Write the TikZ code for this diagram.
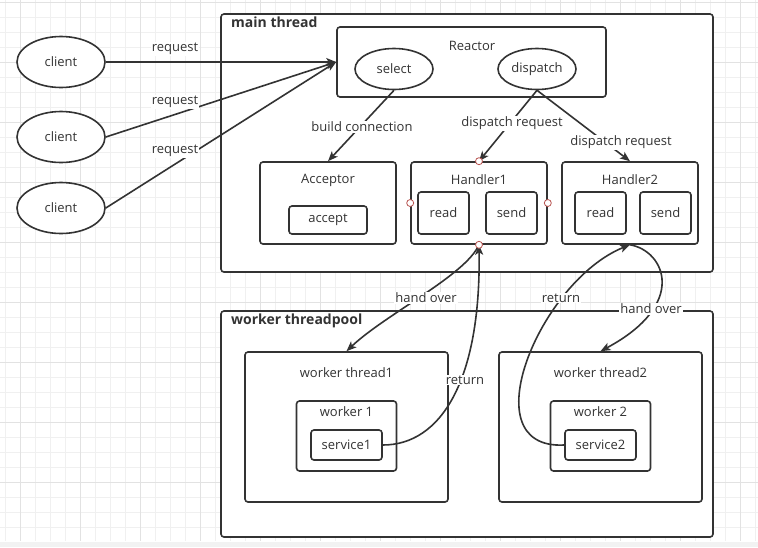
\documentclass[tikz,border=0pt]{standalone}
\usepackage{fontspec}
\setmainfont{Open Sans}
\usetikzlibrary{arrows.meta,positioning,shapes.geometric}
\definecolor{ink}{HTML}{333333}
\definecolor{gridminor}{HTML}{F0F0F0}
\definecolor{gridmajor}{HTML}{E2E2E2}
\definecolor{stripgray}{HTML}{F2F2F2}
\definecolor{portred}{HTML}{B85450}
\newcommand{\txtfont}{\fontsize{13}{15}\selectfont}

\begin{document}
\begin{tikzpicture}[x=1pt,y=-1pt,
  box/.style={draw=ink,line width=1.6pt,fill=white,rounded corners=3pt,inner sep=0pt,text=ink,font=\txtfont},
  oval/.style={ellipse,draw=ink,line width=1.6pt,fill=white,inner sep=0pt,text=ink,font=\txtfont},
  txt/.style={text=ink,font=\txtfont,inner sep=1pt},
  title/.style={text=ink,font=\fontsize{14}{16}\selectfont\bfseries,anchor=west,inner sep=0pt},
  lbl/.style={fill=white,text=ink,font=\txtfont,inner sep=1pt},
  conn/.style={draw=ink,line width=1.6pt,-{Stealth[length=10pt,width=8pt,inset=2.5pt]}},
  port/.style={circle,draw=portred,fill=white,line width=0.8pt,inner sep=0pt,minimum size=7pt}]
\useasboundingbox (0,0) rectangle (758,547);

% background grid
\foreach \gx in {5,20,...,755} \draw[gridminor,line width=1pt] (\gx,0) -- (\gx,541);
\foreach \gy in {2,17,...,541} \draw[gridminor,line width=1pt] (0,\gy) -- (758,\gy);
\foreach \gx in {20,80,...,740} \draw[gridmajor,line width=1pt] (\gx,0) -- (\gx,541);
\foreach \gy in {2,62,...,482} \draw[gridmajor,line width=1pt] (0,\gy) -- (758,\gy);
\fill[stripgray] (0,542) rectangle (758,547);

% clients
\foreach \cy [count=\i] in {62,137,208}
  \node[oval,minimum width=88pt,minimum height=51pt] (client\i) at (61,\cy) {client};

% main thread
\node[box,minimum width=492pt,minimum height=258pt] (main) at (467,143) {};
\node[title] (mainlbl) at (231,22) {main thread};
\node[box,minimum width=269pt,minimum height=70pt] (reactor) at (471.5,62) {};
\node[txt] (reactorlbl) at (472,46) {Reactor};
\node[oval,minimum width=78pt,minimum height=41pt] (select) at (394,69) {select};
\node[oval,minimum width=78pt,minimum height=41pt] (dispatch) at (537,69) {dispatch};

\node[box,minimum width=136pt,minimum height=82pt] (acceptor) at (328,203) {};
\node[txt] (acceptorlbl) at (328,180) {Acceptor};
\node[box,minimum width=78pt,minimum height=28pt] (accept) at (328,220) {accept};

\node[box,minimum width=136pt,minimum height=82pt] (handler1) at (479,203) {};
\node[txt] (handler1lbl) at (479,180) {Handler1};
\node[box,minimum width=51pt,minimum height=42pt] (read1) at (443.5,213) {read};
\node[box,minimum width=51pt,minimum height=42pt] (send1) at (511.5,213) {send};

\node[box,minimum width=136pt,minimum height=82pt] (handler2) at (630,203) {};
\node[txt] (handler2lbl) at (630,180) {Handler2};
\node[box,minimum width=51pt,minimum height=42pt] (read2) at (600.5,213) {read};
\node[box,minimum width=51pt,minimum height=42pt] (send2) at (665.5,213) {send};

% worker threadpool
\node[box,minimum width=492pt,minimum height=226pt] (pool) at (467,424) {};
\node[title] (poollbl) at (231,321) {worker threadpool};
\foreach \wx [count=\i] in {346.5,600.5} {
  \node[box,minimum width=203pt,minimum height=150pt] (wthread\i) at (\wx,427) {};
  \node[txt] (wthread\i lbl) at (\wx,373) {worker thread\i};
  \node[box,minimum width=100pt,minimum height=70pt] (worker\i) at (\wx,436) {};
  \node[txt] (worker\i lbl) at (\wx,412) {worker \i};
  \node[box,minimum width=71pt,minimum height=30pt] (service\i) at (\wx,445) {service\i};
}

% connectors
\foreach \i in {1,2,3} \draw[conn] (client\i.east) -- (reactor.west);
\draw[conn] (select.south) -- (acceptor.north);
\draw[conn] (dispatch.south) -- (handler1.north);
\draw[conn] (dispatch.south) -- (handler2.north);
\draw[conn] (handler1.south) .. controls +(-14,31) and +(39,-37) .. (wthread1.north);
\draw[conn] (service1.east) .. controls +(58,0) and +(2,136) .. (handler1.south);
\draw[conn] (service2.west) .. controls +(-95,5) and +(-90,36) .. (handler2.south);
\draw[conn] (handler2.south) .. controls +(35,6) and +(88,-47) .. (wthread2.north);

% ports of Handler1
\foreach \a in {north,south,west,east} \node[port] (port\a) at (handler1.\a) {};

% labels
\node[lbl] (req1) at (175,49) {request};
\node[lbl] (req2) at (175,102) {request};
\node[lbl] (req3) at (175,151) {request};
\node[lbl] (buildlbl) at (362,127) {build connection};
\node[lbl] (disp1lbl) at (512,123) {dispatch request};
\node[lbl] (disp2lbl) at (621,142) {dispatch request};
\node[lbl] (hand1lbl) at (426,298) {hand over};
\node[lbl] (ret1lbl) at (465,380) {return};
\node[lbl] (ret2lbl) at (561,298) {return};
\node[lbl] (hand2lbl) at (651,309) {hand over};
\end{tikzpicture}
\end{document}
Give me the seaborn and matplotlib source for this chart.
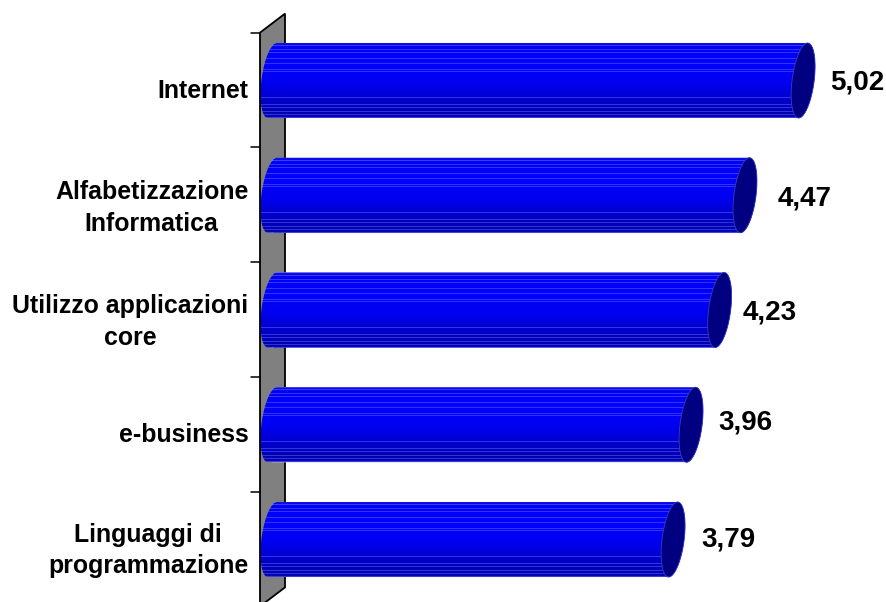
import numpy as np
import pandas as pd
import matplotlib
matplotlib.use("Agg")
import matplotlib.pyplot as plt
from matplotlib.patches import Polygon
from matplotlib.colors import to_rgb
import seaborn as sns

categories = ["Internet", "Alfabetizzazione\nInformatica", "Utilizzo applicazioni\ncore",
              "e-business", "Linguaggi di\nprogrammazione"]
values = [5.02, 4.47, 4.23, 3.96, 3.79]

# Shading of the cylinder from its top edge to its bottom edge: (fraction, colour)
shade_stops = [(0.00, "#1818e0"), (0.03, "#0808e8"), (0.08, "#0000f4"), (0.30, "#0000ff"),
               (0.55, "#0000ee"), (0.72, "#0000d0"), (0.95, "#0000b0"), (0.985, "#0000b8"),
               (1.00, "#3c3cd8")]
streaks = [0.04, 0.10, 0.14, 0.21, 0.28, 0.36, 0.39, 0.73, 0.83, 0.87, 0.92, 0.96]

# Hand placement of the value labels and of the category labels, in pixels
value_nudge = [(1, 4), (7, 5), (-3, 5), (1, 0), (2, 2)]
label_drop = [10.5, 13, 12, 10, 11]

sns.set_theme(style="white", rc={"font.family": ["Liberation Sans", "DejaVu Sans"]})
W, H = 887, 602
fig = plt.figure(figsize=(W / 100, H / 100), dpi=100)
ax = fig.add_axes([0, 0, 1, 1])

df = pd.DataFrame({"area": categories, "score": values})
sns.barplot(data=df, y="area", x="score", orient="h", width=0.654, color="#0000ff",
            saturation=1, ax=ax)

px_per_unit = 105.7
px_per_cat = 114.75
x0_px, y0_px = 272.5, 80.5
xlim = (-x0_px / px_per_unit, (W - x0_px) / px_per_unit)
ylim = ((H - y0_px) / px_per_cat, -y0_px / px_per_cat)
ax.set_xlim(xlim)
ax.set_ylim(ylim)
ax.axis("off")

ux, uy = 1 / px_per_unit, 1 / px_per_cat  # data units for one pixel

# Receding wall behind the bars
dx, dy = 12.5 * ux, 9.5 * uy
x_wall = 0.0
y_top, y_bot = -0.5, len(values) - 0.5
ax.add_patch(Polygon([(x_wall - dx, y_top + dy), (x_wall + dx, y_top - dy),
                      (x_wall + dx, y_bot - dy), (x_wall - dx, y_bot + dy)],
                     closed=True, fc="#808080", ec="black", lw=1.3, zorder=1))
for k in range(len(values) + 1):
    yk = k - 0.5 + dy
    ax.plot([x_wall - dx - 9 * ux, x_wall - dx], [yk, yk], color="black", lw=1.1, zorder=1)

# Vertical colour ramp shared by all cylinders
n = 75
fr = np.linspace(0, 1, n)
ramp = np.array([np.interp(fr, [s[0] for s in shade_stops],
                           [to_rgb(s[1])[c] for s in shade_stops]) for c in range(3)]).T
for s in streaks:
    i = int(round(s * (n - 1)))
    ramp[i] = np.clip(ramp[i] + np.array([0.2, 0.2, 0.12]), 0, 1)
ramp = ramp[:, None, :]

half_w, shear = 11.1 * ux, 4.5 * ux


def arc(cx, cy, half_h, t0, t1, num=60):
    """Points of a sheared end ellipse between the angles t0 and t1."""
    t = np.linspace(t0, t1, num)
    return np.column_stack([cx + half_w * np.cos(t) + shear * np.sin(t),
                            cy - half_h * np.sin(t)])


for patch, val, (nx, ny) in zip(ax.patches, values, value_nudge):
    cy = patch.get_y() + patch.get_height() / 2
    half_h = patch.get_height() / 2
    x_end = patch.get_x() + patch.get_width()
    # silhouette: far end bulges left, near end bulges right
    left = arc(0.0, cy, half_h, np.pi / 2, 3 * np.pi / 2)
    right = arc(x_end, cy, half_h, -np.pi / 2, np.pi / 2)
    outline = np.vstack([left, right])
    body = Polygon(outline, closed=True, fc="none", ec="none")
    ax.add_patch(body)
    patch.set_clip_path(body)
    patch.set_zorder(2)
    img = ax.imshow(ramp, extent=(outline[:, 0].min(), outline[:, 0].max(), cy + half_h, cy - half_h),
                    aspect="auto", interpolation="nearest", zorder=3)
    img.set_clip_path(body)
    # near end cap
    cap = arc(x_end, cy, half_h, 0, 2 * np.pi, 120)
    ax.add_patch(Polygon(cap, closed=True, fc="#000080", ec="#3a3ac0", lw=0.6, zorder=4))
    ax.text(x_end + (53 + nx) * ux, cy + (ny - 2) * uy, f"{val:.2f}".replace(".", ","),
            ha="center", va="center", fontsize=20, fontweight="bold", color="black", zorder=5)

ax.set_xlim(xlim)
ax.set_ylim(ylim)

for i, (label, drop) in enumerate(zip(categories, label_drop)):
    # multi-line labels are centred as a block, right edge aligned near the wall
    ax.text(x_wall - dx - 11.5 * ux, i + drop * uy, label, ha="right", va="center",
            multialignment="center", fontsize=17.9, fontweight="bold", color="black",
            linespacing=1.42, zorder=5)

fig.savefig("out.png", dpi=100, facecolor="white")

·····

▸ **WRITTEN EXERCISE**: Using the data above, set down each line from the line with "Give me the" to the line with "values = [5.02, 4.47, 4.23, 3.96, 3.79]" exactly, both ends included, and leave the pictures behind. Nothing else belongs.

▸ **ANSWER TO THIS TASK**:
Give me the seaborn and matplotlib source for this chart.
import numpy as np
import pandas as pd
import matplotlib
matplotlib.use("Agg")
import matplotlib.pyplot as plt
from matplotlib.patches import Polygon
from matplotlib.colors import to_rgb
import seaborn as sns

categories = ["Internet", "Alfabetizzazione\nInformatica", "Utilizzo applicazioni\ncore",
              "e-business", "Linguaggi di\nprogrammazione"]
values = [5.02, 4.47, 4.23, 3.96, 3.79]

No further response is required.